**Task requirements:** Keep only the lines of the listing that include the word "this", and copy them.

**Rows from a dataset of charts and code:**
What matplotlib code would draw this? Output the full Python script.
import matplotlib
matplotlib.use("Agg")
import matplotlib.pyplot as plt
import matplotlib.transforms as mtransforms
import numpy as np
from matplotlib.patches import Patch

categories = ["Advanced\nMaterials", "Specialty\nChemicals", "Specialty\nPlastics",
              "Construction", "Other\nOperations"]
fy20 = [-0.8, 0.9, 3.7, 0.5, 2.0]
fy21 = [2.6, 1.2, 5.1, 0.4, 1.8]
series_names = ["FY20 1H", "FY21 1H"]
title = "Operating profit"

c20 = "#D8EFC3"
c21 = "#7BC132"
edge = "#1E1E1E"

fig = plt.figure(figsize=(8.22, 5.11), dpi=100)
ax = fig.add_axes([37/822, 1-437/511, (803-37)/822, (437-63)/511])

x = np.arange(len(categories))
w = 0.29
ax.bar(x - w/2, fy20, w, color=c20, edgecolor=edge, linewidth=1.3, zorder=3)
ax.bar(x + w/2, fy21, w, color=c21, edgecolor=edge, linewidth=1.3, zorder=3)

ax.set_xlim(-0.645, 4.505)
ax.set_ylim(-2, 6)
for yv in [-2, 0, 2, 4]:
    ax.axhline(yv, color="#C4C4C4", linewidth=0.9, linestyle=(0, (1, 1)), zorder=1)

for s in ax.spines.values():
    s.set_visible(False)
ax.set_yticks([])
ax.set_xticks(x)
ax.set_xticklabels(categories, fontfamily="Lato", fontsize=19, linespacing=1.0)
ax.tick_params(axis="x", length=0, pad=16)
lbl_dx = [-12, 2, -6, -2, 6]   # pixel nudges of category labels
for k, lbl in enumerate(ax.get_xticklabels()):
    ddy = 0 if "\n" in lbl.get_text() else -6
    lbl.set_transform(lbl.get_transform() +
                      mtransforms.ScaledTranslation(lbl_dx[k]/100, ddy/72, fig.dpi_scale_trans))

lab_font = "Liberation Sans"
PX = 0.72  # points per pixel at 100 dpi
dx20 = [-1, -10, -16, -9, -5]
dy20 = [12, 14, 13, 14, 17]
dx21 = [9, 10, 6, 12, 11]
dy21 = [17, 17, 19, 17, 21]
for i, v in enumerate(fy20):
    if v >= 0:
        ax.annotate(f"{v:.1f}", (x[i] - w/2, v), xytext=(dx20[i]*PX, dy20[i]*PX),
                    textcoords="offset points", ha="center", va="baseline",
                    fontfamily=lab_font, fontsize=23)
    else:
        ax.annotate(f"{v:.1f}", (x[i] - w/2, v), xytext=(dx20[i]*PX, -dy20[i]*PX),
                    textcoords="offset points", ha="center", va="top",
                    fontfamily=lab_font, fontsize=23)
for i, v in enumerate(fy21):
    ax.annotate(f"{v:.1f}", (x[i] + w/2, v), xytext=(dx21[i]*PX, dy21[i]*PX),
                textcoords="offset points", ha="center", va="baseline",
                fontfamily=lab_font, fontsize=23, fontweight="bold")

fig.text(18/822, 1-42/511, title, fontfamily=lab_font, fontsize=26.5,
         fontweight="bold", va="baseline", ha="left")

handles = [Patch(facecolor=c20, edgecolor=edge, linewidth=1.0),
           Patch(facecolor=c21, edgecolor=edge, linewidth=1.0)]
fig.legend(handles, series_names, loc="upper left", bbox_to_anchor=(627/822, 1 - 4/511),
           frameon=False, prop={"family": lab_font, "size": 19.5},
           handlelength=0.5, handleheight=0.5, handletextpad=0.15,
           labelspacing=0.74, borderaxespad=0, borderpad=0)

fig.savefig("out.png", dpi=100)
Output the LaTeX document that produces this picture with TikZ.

**Response:**
What matplotlib code would draw this? Output the full Python script.
Output the LaTeX document that produces this picture with TikZ.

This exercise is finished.